- _Goal of the exercise_
Pictures stay out; everything else in the records below is copied exactly.

- _Dataset excerpts_
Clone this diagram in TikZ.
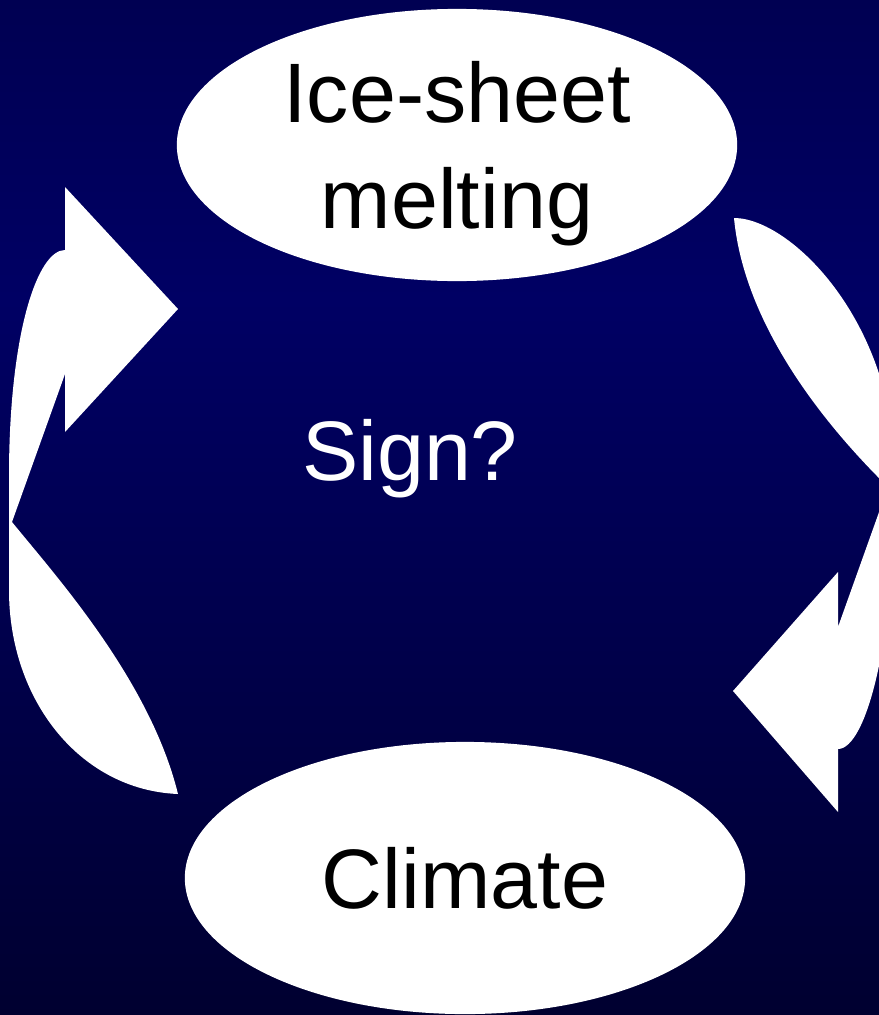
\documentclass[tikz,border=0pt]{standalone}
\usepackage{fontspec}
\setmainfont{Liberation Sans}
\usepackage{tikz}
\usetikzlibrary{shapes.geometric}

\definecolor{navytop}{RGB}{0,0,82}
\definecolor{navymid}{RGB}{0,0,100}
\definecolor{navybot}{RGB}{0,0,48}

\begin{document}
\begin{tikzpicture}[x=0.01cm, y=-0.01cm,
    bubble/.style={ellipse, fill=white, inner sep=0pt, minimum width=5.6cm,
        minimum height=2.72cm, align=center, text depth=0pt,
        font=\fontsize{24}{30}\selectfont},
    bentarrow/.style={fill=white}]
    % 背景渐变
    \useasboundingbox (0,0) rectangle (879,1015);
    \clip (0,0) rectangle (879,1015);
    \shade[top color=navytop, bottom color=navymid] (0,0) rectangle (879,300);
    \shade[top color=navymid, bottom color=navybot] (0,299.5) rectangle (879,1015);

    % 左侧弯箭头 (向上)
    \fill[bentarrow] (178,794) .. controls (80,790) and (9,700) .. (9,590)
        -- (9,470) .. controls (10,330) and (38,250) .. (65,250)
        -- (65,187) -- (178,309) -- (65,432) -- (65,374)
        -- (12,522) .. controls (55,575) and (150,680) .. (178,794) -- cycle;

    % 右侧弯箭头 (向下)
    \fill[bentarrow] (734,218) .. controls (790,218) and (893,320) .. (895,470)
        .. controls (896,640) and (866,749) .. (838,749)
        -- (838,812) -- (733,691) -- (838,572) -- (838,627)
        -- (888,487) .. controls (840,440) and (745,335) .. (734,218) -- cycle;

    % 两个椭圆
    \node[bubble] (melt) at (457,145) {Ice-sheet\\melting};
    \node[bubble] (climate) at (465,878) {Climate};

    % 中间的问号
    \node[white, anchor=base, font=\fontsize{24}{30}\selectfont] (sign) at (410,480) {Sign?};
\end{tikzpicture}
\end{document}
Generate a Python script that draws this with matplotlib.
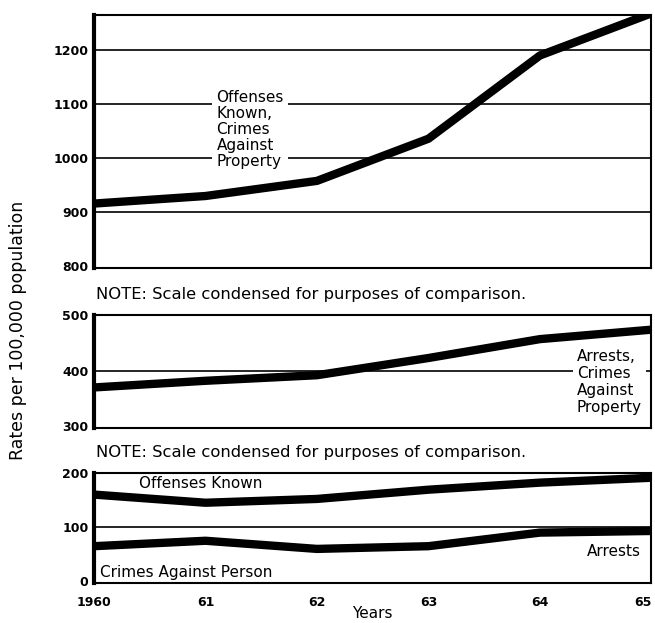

- _Right answer_
Clone this diagram in TikZ.
\documentclass[tikz,border=0pt]{standalone}
\usepackage{fontspec}
\setmainfont{Liberation Sans}
\usepackage{tikz}
\usetikzlibrary{shapes.geometric}

\definecolor{navytop}{RGB}{0,0,82}
\definecolor{navymid}{RGB}{0,0,100}
\definecolor{navybot}{RGB}{0,0,48}

\begin{document}
\begin{tikzpicture}[x=0.01cm, y=-0.01cm,
    bubble/.style={ellipse, fill=white, inner sep=0pt, minimum width=5.6cm,
        minimum height=2.72cm, align=center, text depth=0pt,
        font=\fontsize{24}{30}\selectfont},
    bentarrow/.style={fill=white}]
    % 背景渐变
    \useasboundingbox (0,0) rectangle (879,1015);
    \clip (0,0) rectangle (879,1015);
    \shade[top color=navytop, bottom color=navymid] (0,0) rectangle (879,300);
    \shade[top color=navymid, bottom color=navybot] (0,299.5) rectangle (879,1015);

    % 左侧弯箭头 (向上)
    \fill[bentarrow] (178,794) .. controls (80,790) and (9,700) .. (9,590)
        -- (9,470) .. controls (10,330) and (38,250) .. (65,250)
        -- (65,187) -- (178,309) -- (65,432) -- (65,374)
        -- (12,522) .. controls (55,575) and (150,680) .. (178,794) -- cycle;

    % 右侧弯箭头 (向下)
    \fill[bentarrow] (734,218) .. controls (790,218) and (893,320) .. (895,470)
        .. controls (896,640) and (866,749) .. (838,749)
        -- (838,812) -- (733,691) -- (838,572) -- (838,627)
        -- (888,487) .. controls (840,440) and (745,335) .. (734,218) -- cycle;

    % 两个椭圆
    \node[bubble] (melt) at (457,145) {Ice-sheet\\melting};
    \node[bubble] (climate) at (465,878) {Climate};

    % 中间的问号
    \node[white, anchor=base, font=\fontsize{24}{30}\selectfont] (sign) at (410,480) {Sign?};
\end{tikzpicture}
\end{document}
Generate a Python script that draws this with matplotlib.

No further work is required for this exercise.